**PROBLEM:** Give the data again exactly, from its opening line through the line in which "import seaborn as sns" appears.

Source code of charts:
>> begin
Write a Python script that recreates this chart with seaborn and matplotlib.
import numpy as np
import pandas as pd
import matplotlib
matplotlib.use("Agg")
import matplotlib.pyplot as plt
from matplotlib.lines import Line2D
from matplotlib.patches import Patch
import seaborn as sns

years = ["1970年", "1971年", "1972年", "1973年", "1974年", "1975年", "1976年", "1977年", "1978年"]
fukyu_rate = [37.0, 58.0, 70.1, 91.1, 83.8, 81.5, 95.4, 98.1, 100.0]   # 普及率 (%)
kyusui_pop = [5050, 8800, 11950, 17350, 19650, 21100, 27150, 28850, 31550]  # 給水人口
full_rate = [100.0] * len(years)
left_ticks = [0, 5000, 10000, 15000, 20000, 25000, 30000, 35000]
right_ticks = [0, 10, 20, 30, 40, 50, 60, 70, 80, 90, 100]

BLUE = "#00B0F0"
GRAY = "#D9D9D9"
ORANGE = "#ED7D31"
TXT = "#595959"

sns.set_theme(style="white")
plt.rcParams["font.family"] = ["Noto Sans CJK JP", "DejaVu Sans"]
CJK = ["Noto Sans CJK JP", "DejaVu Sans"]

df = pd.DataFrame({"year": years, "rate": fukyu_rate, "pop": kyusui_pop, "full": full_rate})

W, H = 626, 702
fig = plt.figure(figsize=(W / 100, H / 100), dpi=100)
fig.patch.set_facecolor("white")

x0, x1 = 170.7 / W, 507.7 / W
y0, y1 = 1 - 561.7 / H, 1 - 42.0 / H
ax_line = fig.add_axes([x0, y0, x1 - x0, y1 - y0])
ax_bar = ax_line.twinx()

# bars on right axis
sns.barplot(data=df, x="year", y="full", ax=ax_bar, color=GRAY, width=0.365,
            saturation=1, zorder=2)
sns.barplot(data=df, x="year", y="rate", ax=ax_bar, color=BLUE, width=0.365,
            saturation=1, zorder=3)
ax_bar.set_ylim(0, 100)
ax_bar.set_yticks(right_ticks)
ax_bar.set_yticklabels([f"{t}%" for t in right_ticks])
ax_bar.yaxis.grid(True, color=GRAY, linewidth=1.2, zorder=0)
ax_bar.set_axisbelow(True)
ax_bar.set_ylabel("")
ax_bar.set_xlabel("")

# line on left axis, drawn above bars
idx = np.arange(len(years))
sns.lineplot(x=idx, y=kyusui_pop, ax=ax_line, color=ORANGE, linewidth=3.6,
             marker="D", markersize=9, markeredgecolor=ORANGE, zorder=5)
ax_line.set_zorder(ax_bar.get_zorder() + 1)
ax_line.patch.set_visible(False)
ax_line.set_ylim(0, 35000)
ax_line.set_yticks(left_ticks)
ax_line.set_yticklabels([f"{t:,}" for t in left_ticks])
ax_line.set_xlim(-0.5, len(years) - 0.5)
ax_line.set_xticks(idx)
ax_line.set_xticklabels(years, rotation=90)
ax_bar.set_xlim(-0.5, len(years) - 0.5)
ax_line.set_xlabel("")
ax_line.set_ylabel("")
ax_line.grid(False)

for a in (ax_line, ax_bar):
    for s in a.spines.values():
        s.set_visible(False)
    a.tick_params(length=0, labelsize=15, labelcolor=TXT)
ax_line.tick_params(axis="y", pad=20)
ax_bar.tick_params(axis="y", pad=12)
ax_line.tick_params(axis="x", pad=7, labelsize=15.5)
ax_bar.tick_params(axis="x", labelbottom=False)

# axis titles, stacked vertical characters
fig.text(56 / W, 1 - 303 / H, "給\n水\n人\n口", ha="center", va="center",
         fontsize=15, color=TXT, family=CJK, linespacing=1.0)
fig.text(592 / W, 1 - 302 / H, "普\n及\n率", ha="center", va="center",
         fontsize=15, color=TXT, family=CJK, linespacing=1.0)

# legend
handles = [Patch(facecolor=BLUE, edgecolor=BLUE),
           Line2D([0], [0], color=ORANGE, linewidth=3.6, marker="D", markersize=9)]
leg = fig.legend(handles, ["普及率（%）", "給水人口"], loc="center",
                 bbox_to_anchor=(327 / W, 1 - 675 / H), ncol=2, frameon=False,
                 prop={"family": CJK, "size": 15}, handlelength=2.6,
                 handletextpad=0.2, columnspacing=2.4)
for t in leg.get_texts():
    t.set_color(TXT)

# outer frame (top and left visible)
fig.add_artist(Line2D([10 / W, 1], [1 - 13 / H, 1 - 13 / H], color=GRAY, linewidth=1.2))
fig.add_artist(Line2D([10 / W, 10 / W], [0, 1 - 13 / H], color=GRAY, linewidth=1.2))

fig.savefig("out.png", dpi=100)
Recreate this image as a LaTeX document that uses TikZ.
>> end
**ANSWER TO THIS TASK:**
Write a Python script that recreates this chart with seaborn and matplotlib.
import numpy as np
import pandas as pd
import matplotlib
matplotlib.use("Agg")
import matplotlib.pyplot as plt
from matplotlib.lines import Line2D
from matplotlib.patches import Patch
import seaborn as sns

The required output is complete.